Ankara fears a mass influx such as the flight of half a million Iraqi Kurds into Turkey after the 1991 Gulf War, and has floated the idea of a “safe zone” under foreign protection within Syria for civilians fleeing intensifying violence.
“We expect the United Nations to engage on the topic of protecting refugees inside Syria and if possible sheltering them in camps there,” Foreign Minister Ahmet Davutoglu said.
France has supported Turkey’s call for a safe zone in Syria, and pressure for action increased after the United Nations refugee agency said on Tuesday Syria’s refugee exodus was accelerating. Up to 200,000 people could settle in Turkey alone if the conflict worsens, the UNHCR said.
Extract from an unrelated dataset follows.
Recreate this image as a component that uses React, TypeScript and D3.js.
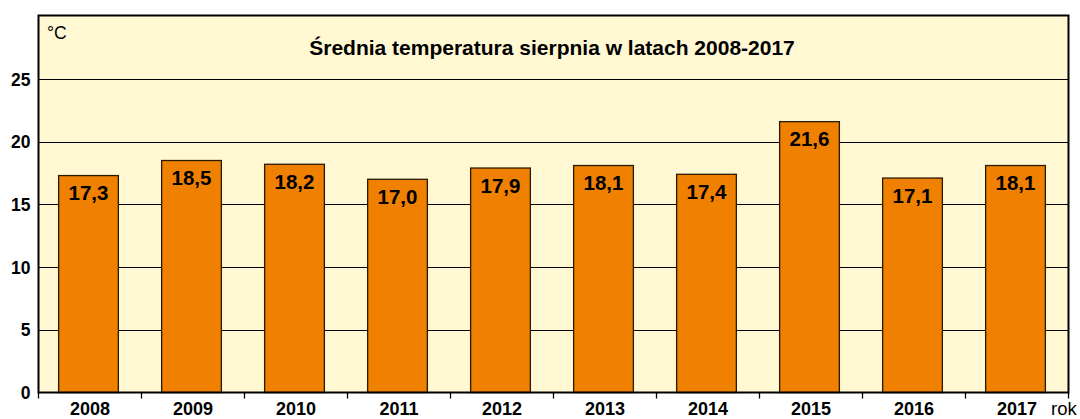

While Turkey frames the issue as refugee protection, it’s very clear this would be a significant military operation — the notion of “safe zones” inside Syrian territory have been the key policy advocated by supporters of intervention against Syrian President Bashar al-Assad. Turkey’s principal concern is most likely limiting refugee flows into its own territory, which have escalated significantly in recent months as the conflict has:
The waves of refugees fleeing Dara’a, the Damascus suburbs, Aleppo and the Idlib region near Turkey in recent days have provided a barometer of the escalating violence in the 18-month-old conflict, in which neither the government of President Bashar al-Assad nor the opposition seems capable of striking a decisive blow.
[A U.N. spokesperson] said the number of refugees escaping to Turkey had multiplied to 5,000 a day from 400 or 500 daily several weeks ago. In the past 24 hours, she said, 3,000 people had entered Turkey, with 10,000 more waiting.
In Turkey, which had said it would not accept more than 100,000 refugees, officials said they had revised the number to 120,000, and were preparing contingency plans for more.
Speaking about the conflict, Assad told his state run TV station today that “[the army] definitely needs time to bring it to a decisive end. But I can sum it up in one sentence: we’re heading forward.” Meanwhile, his air force has stepped up strikes against rebel forces without much regard for civilian casualties.